Faced with these challenges, NAMT called on Trilogy to plan and execute a digital-first advertising program to persuade voters to vote yes on CI-118 and I-190.

Creative to Break Through

Because legalization required both CI-118 and I-190 to pass, our creative emphasized the importance of voting yes twice. For instance, one Pandora audio ad referenced famous songs that say, “It takes two.” All told, we produced five studio ads, four ads featuring Montanans speaking directly to the camera, two audio ads, native ads, and numerous sets of display ads. As always, collaboration was key: We worked hand-in-hand with our friends at the campaign’s TV and mail firms to produce direct-to-camera spots that created a cohesive look and feel across media. 
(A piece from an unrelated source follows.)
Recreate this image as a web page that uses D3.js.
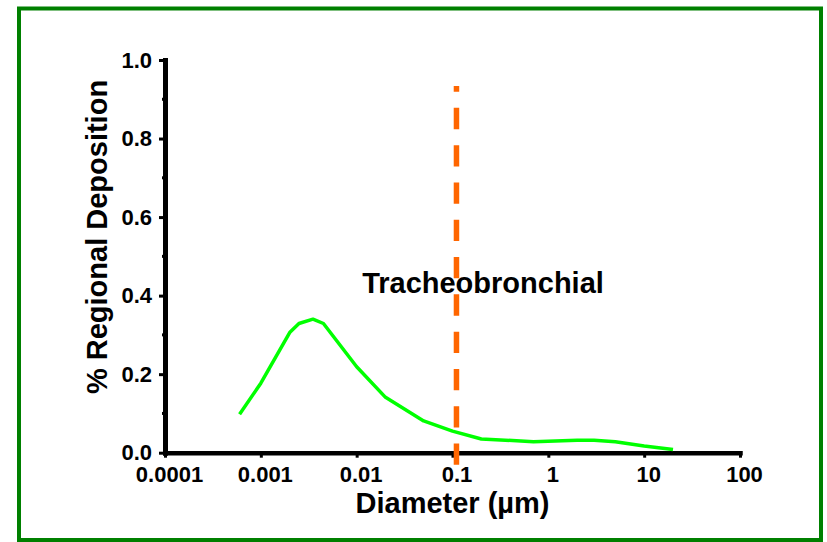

Through pre-flight creative testing on Swayable, we found that some of our ads worked across targets, others worked for only some audiences, and one even created backlash across the electorate. Testing proved critical to serving the most effective ads to specific targets. You can check out a few of our ads here.

A Plan to Win

Montanans began voting in huge numbers in mid-October, when the campaign was dark on TV, so digital communication was paramount. But the same factors that made TV so expensive — small audiences and intense competition — also made Montana the most challenging market for digital buying in 2020.

Our plan surged spending from the start and maintained heavy frequency over all six weeks (with peaks as mail-in ballots dropped). We bought across eight platforms, delivering over 7 million impressions a week, averaging more than two touches a day per voter. We swiftly switched gears in response to new polling, testing results, and platform-by-platform spend, monitoring as we executed the plan. 

In the end, Trilogy’s digital-first advertising program paved the way for a massive victory. We beat internal polling expectations by about 7 points, with CI-118 receiving 57.8% of the vote and I-190 56.9%.